Formerly vice president for centers of peacebuilding innovation at the United States Institute of Peace, he led teams there working on rule of law, religion, economics, media, technology, security sector governance and gender. He was also vice president for peace and stability operations at USIP, where he led its peacebuilding work in Iraq, Afghanistan, Sudan and the Balkans and served as Executive Director of the Hamilton/Baker Iraq Study Group. Serwer has worked on preventing interethnic and sectarian conflict in Iraq and has facilitated dialogue between Serbs and Albanians in the Balkans. As a minister-counselor at the U.S. Department of State, Serwer directed the European office of intelligence and research and served as U.S. special envoy and coordinator for the Bosnian Federation, mediating between Croats and Muslims and negotiating the first agreement reached at the Dayton peace talks. From 1990 to 1993, he was deputy chief of mission and chargé d’affaires at the U.S. Embassy in Rome, leading a major diplomatic mission through the end of the Cold War and the first Gulf War.
Serwer holds a Ph.D. and M.A. from Princeton University, an M.S. from the University of Chicago, and a B.A. from Haverford College. He speaks Italian, French and Portuguese, as well as beginning Arabic.
Amb. (ret.) Gerald Feierstein
Director for Gulf Affairs and Government Relations at MEI.
He retired from the U.S. Foreign Service in May 2016 after a 41-year career with the personal rank of Career Minister. As a diplomat he served in nine overseas postings, including three tours of duty in Pakistan, as well as assignments in Saudi Arabia, Oman, Lebanon, Jerusalem, and Tunisia. In 2010, President Obama appointed Amb.

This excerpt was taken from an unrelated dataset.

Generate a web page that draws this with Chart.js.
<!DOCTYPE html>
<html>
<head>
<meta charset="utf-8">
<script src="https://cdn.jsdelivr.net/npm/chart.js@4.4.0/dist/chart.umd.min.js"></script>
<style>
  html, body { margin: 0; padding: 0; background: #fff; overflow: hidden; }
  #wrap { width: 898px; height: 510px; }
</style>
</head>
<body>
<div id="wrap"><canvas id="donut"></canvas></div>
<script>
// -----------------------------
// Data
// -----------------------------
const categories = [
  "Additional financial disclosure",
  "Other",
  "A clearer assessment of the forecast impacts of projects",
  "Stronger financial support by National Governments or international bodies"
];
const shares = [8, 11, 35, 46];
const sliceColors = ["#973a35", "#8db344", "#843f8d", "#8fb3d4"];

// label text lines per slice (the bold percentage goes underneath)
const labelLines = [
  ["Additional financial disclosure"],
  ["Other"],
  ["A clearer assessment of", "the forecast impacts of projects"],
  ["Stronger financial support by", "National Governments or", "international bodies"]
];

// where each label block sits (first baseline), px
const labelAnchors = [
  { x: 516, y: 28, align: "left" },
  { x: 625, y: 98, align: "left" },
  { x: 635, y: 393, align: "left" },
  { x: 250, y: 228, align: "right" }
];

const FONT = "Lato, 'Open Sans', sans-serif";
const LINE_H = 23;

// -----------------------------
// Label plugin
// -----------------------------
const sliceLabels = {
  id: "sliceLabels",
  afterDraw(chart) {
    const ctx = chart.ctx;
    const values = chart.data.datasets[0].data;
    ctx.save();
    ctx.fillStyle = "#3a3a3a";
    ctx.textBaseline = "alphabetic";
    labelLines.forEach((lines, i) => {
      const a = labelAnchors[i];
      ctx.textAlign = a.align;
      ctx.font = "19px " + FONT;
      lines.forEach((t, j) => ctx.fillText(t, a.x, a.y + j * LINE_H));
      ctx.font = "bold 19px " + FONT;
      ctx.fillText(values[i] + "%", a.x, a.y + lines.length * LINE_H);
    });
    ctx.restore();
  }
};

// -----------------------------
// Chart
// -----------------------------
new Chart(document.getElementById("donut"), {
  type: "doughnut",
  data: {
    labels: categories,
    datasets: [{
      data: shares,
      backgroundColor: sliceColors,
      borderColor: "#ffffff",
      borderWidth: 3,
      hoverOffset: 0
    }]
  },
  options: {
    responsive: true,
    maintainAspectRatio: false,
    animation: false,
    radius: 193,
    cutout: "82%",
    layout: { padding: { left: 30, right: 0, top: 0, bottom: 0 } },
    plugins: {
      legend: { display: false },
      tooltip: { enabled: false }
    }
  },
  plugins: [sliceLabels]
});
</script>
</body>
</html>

Feierstein U.S. Ambassador to Yemen, where he served until 2013. From 2013 until his retirement, Amb. Feierstein was Principal Deputy Assistant Secretary of State for Near Eastern Affairs.
Professor Ellen Laipson
Director of the International Security program at the Schar School of Policy and Government at George Mason University.

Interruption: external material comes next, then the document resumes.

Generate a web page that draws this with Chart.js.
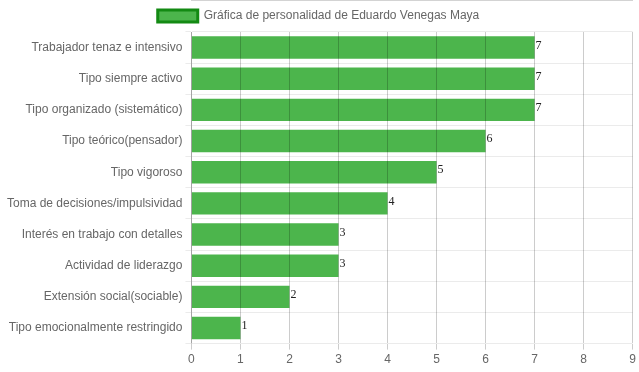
<!DOCTYPE html>
<html>
<head>
<meta charset="utf-8">
<script src="https://cdn.jsdelivr.net/npm/chart.js@4"></script>
<style>
  html, body { margin: 0; padding: 0; background: #fff; }
</style>
</head>
<body>
<canvas id="bar-chart" width="639" height="372"></canvas>
<script>
const categories = [
  "Trabajador tenaz e intensivo",
  "Tipo siempre activo",
  "Tipo organizado (sistemático)",
  "Tipo teórico(pensador)",
  "Tipo vigoroso",
  "Toma de decisiones/impulsividad",
  "Interés en trabajo con detalles",
  "Actividad de liderazgo",
  "Extensión social(sociable)",
  "Tipo emocionalmente restringido"
];
const scores = [7, 7, 7, 6, 5, 4, 3, 3, 2, 1];
const seriesName = "Gráfica de personalidad de Eduardo Venegas Maya";

// writes the number at the end of each bar
const valueLabels = {
  id: "valueLabels",
  afterDatasetsDraw(chart) {
    const ctx = chart.ctx;
    ctx.save();
    ctx.font = "12px 'Liberation Serif', serif";
    ctx.fillStyle = "#222";
    ctx.textAlign = "left";
    ctx.textBaseline = "middle";
    chart.getDatasetMeta(0).data.forEach((bar, i) => {
      ctx.fillText(scores[i], bar.x + 1, bar.y - 2);
    });
    ctx.restore();
  }
};

Chart.defaults.font.family = "'Liberation Sans', Arial, sans-serif";
Chart.defaults.font.size = 12;
Chart.defaults.color = "#666";

let ctx = document.getElementById("bar-chart").getContext("2d");
window.myBar = new Chart(ctx, {
  type: "bar",
  data: {
    labels: categories,
    datasets: [{
      label: seriesName,
      data: scores,
      backgroundColor: "#4cb54c",
      borderColor: "#138a13",
      borderWidth: 0
    }]
  },
  options: {
    indexAxis: "y",
    responsive: false,
    animation: false,
    layout: { padding: { left: 4, right: 6, top: 0, bottom: 2 } },
    plugins: {
      legend: {
        labels: {
          boxWidth: 40,
          boxHeight: 12,
          padding: 10,
          generateLabels(chart) {
            const ds = chart.data.datasets[0];
            return [{
              text: ds.label,
              fillStyle: "#4cb54c",
              strokeStyle: "#138a13",
              lineWidth: 3,
              fontColor: "#666",
              datasetIndex: 0
            }];
          }
        }
      },
      tooltip: { enabled: false }
    },
    scales: {
      x: {
        min: 0,
        max: 9,
        ticks: { stepSize: 1, color: "#666" },
        grid: { color: "rgba(0,0,0,0.2)", z: 1, tickLength: 6 },
        border: { color: "rgba(0,0,0,0.35)" }
      },
      y: {
        ticks: { color: "#666" },
        grid: { color: "rgba(0,0,0,0.08)", tickLength: 6 },
        border: { color: "rgba(0,0,0,0.2)" }
      }
    }
  },
  plugins: [valueLabels]
});
</script>
</body>
</html>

She joined GMU from the Stimson Center, where she was president and CEO (2002-2015) and continues as President Emeritus and Distinguished Fellow. Her tenure at Stimson followed a quarter century of government service. She serves on a number of academic and other non-governmental boards related to international security and diplomacy, and is a weekly columnist for worldpoliticsreview.com. Her last post in government was Vice Chair of the National Intelligence Council (1997-2002). She also worked on the State Department’s policy planning staff, the National Security Council staff, and the Congressional Research Service. A member of the Council on Foreign Relations, she currently serves on the Advisory Councils of the International Institute of Strategic Studies, the Chicago Council on Global Affairs, Georgetown University’s Institute for the Study of Diplomacy, and the Notre Dame International Security Center, and on the board of the Diplomacy Center Foundation. From 2003 to 2015, she was a member of the board of the Asia Foundation. She was a member of the CIA External Advisory Panel from 2006-2009, President Obama’s Intelligence Advisory Board from 2009-2013, and on the Secretary of State’s Foreign Affairs Policy Board 2011-2014. Laipson has an M.A. from the School of Advanced International Studies, Johns Hopkins University and an AB from Cornell University.

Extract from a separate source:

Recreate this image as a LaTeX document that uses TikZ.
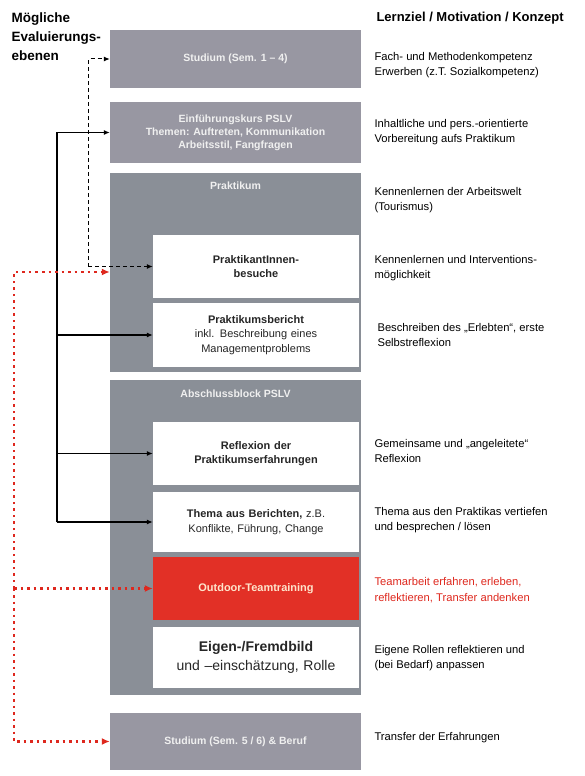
\documentclass[tikz,border=0pt]{standalone}
\usepackage{fontspec}
\setmainfont{Liberation Sans}
\usepackage{xcolor}
\usepackage{tikz}
\usetikzlibrary{arrows.meta,positioning}

\definecolor{blockgray}{RGB}{138,143,151}
\definecolor{topgray}{RGB}{152,151,162}
\definecolor{teamred}{RGB}{226,48,38}
\definecolor{notered}{RGB}{222,40,30}

\begin{document}
\begin{tikzpicture}[x=1pt,y=-1pt,
    block/.style={fill=blockgray, inner sep=0pt, minimum width=251pt},
    title/.style={text=white!88!gray, font=\fontsize{10.5}{13}\selectfont\bfseries, align=center},
    inner/.style={fill=white, inner sep=0pt, minimum width=206pt, text width=204pt, align=center,
        font=\fontsize{11}{14.5}\selectfont\bfseries, text=black!85},
    note/.style={anchor=west, align=left, font=\fontsize{11.2}{15.5}\selectfont, text=black},
    head/.style={font=\fontsize{13.5}{19}\selectfont\bfseries, align=left},
    solid arrow/.style={line width=1.1pt, -{Latex[length=6pt,width=5pt]}},
    dash arrow/.style={line width=1pt, dash pattern=on 4pt off 3pt, -{Latex[length=6pt,width=5pt]}},
    red arrow/.style={draw=notered, line width=2.3pt, dash pattern=on 2.5pt off 4pt,
        -{Latex[length=8pt,width=7pt]}, notered}]

    \useasboundingbox (0,0) rectangle (584,776);

    % headings
    \node[head, anchor=north west] (hleft) at (8,9) {Mögliche\\Evaluierungs-\\ebenen};
    \node[head, anchor=west, font=\fontsize{13}{16}\selectfont\bfseries] (hright) at (373,18) {Lernziel / Motivation / Konzept};

    % gray column
    \node[block, fill=topgray, minimum height=58pt] (stud1) at (235.5,59) {};
    \node[title] at (stud1) {Studium (Sem. 1 -- 4)};
    \node[block, fill=topgray, minimum height=61pt] (einf) at (235.5,132.5) {};
    \node[title] at (einf) {Einführungskurs PSLV\\Themen: Auftreten, Kommunikation\\Arbeitsstil, Fangfragen};
    \node[block, minimum height=199pt] (prakt) at (235.5,272) {};
    \node[title] at (235.5,186) {Praktikum};
    \node[block, minimum height=315pt] (absch) at (235.5,537.5) {};
    \node[title] at (235.5,394) {Abschlussblock PSLV};
    \node[block, fill=topgray, minimum height=57pt] (stud2) at (235.5,741.5) {};
    \node[title] at (stud2) {Studium (Sem. 5 / 6) \& Beruf};

    % inner boxes
    \node[inner, minimum height=63pt] (besuch) at (256,266.5) {PraktikantInnen-\\besuche};
    \node[inner, minimum height=64pt, font=\fontsize{11}{14.5}\selectfont] (bericht) at (256,335)
        {\textbf{Praktikumsbericht}\\inkl. Beschreibung eines\\Managementproblems};
    \node[inner, minimum height=63pt] (reflex) at (256,453.5) {Reflexion der\\Praktikumserfahrungen};
    \node[inner, minimum height=60pt, font=\fontsize{11}{14.5}\selectfont] (thema) at (256,522)
        {\textbf{Thema aus Berichten,} z.B.\\Konflikte, Führung, Change};
    \node[inner, fill=teamred, minimum height=63pt, text=white!80!orange] (outdoor) at (256,588.5) {Outdoor-Teamtraining};
    \node[inner, minimum height=61pt, font=\fontsize{14}{19}\selectfont] (eigen) at (256,657.5)
        {\textbf{Eigen-/Fremdbild}\\und --einschätzung, Rolle};

    % notes
    \node[note] (t1) at (371,65) {Fach- und Methodenkompetenz\\Erwerben (z.T. Sozialkompetenz)};
    \node[note] (t2) at (371,132) {Inhaltliche und pers.-orientierte\\Vorbereitung aufs Praktikum};
    \node[note] (t3) at (371,200) {Kennenlernen der Arbeitswelt\\(Tourismus)};
    \node[note] (t4) at (371,268) {Kennenlernen und Interventions-\\möglichkeit};
    \node[note] (t5) at (374,335) {Beschreiben des „Erlebten“, erste\\Selbstreflexion};
    \node[note] (t6) at (371,451) {Gemeinsame und „angeleitete“\\Reflexion};
    \node[note] (t7) at (371,520) {Thema aus den Praktikas vertiefen\\und besprechen / lösen};
    \node[note, text=notered] (t8) at (371,590) {Teamarbeit erfahren, erleben,\\reflektieren, Transfer andenken};
    \node[note] (t9) at (371,658) {Eigene Rollen reflektieren und\\(bei Bedarf) anpassen};
    \node[note] (t10) at (371,738) {Transfer der Erfahrungen};

    % evaluation levels
    \coordinate (dk) at (88,266.5);
    \coordinate (sk) at (57,522);
    \coordinate (rk) at (14,588.5);

    \draw[dash arrow] (dk) |- (stud1.west);
    \draw[dash arrow] (dk) -- (besuch.west);

    \draw[solid arrow] (sk) |- (einf.west);
    \draw[solid arrow] (sk) |- (bericht.west);
    \draw[solid arrow] (sk) |- (reflex.west);
    \draw[solid arrow] (sk) -- (thema.west);

    \draw[red arrow] (rk) |- (prakt.west);
    \draw[red arrow] (rk) -- (outdoor.west);
    \draw[red arrow] (rk) |- (stud2.west);
\end{tikzpicture}
\end{document}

Director of the Future of Iran Initiative at the Atlantic Council and a columnist for Al-Monitor.com.
The author of Bitter Friends, Bosom Enemies: Iran, the US and the Twisted Path to Confrontation (2007), she is a regular commentator on US foreign policy and Iran on NPR, PBS, and C-SPAN.
A career journalist, Slavin previously served as assistant managing editor for world and national security of the Washington Times, senior diplomatic reporter for USA TODAY, Cairo correspondent for the Economist, and as an editor at the New York Times Week in Review.
She has covered such key foreign policy issues as the US-led war on terrorism, policy toward “rogue” states, the Iran-Iraq war, and the Arab-Israeli conflict. She has traveled to Iran nine times. Slavin also served as a public policy scholar at the Woodrow Wilson International Center for Scholars, where she wrote Bitter Friends, and as a senior fellow at the US Institute of Peace, where she researched and wrote the report Mullahs, Money and Militias: How Iran Exerts Its Influence in the Middle East.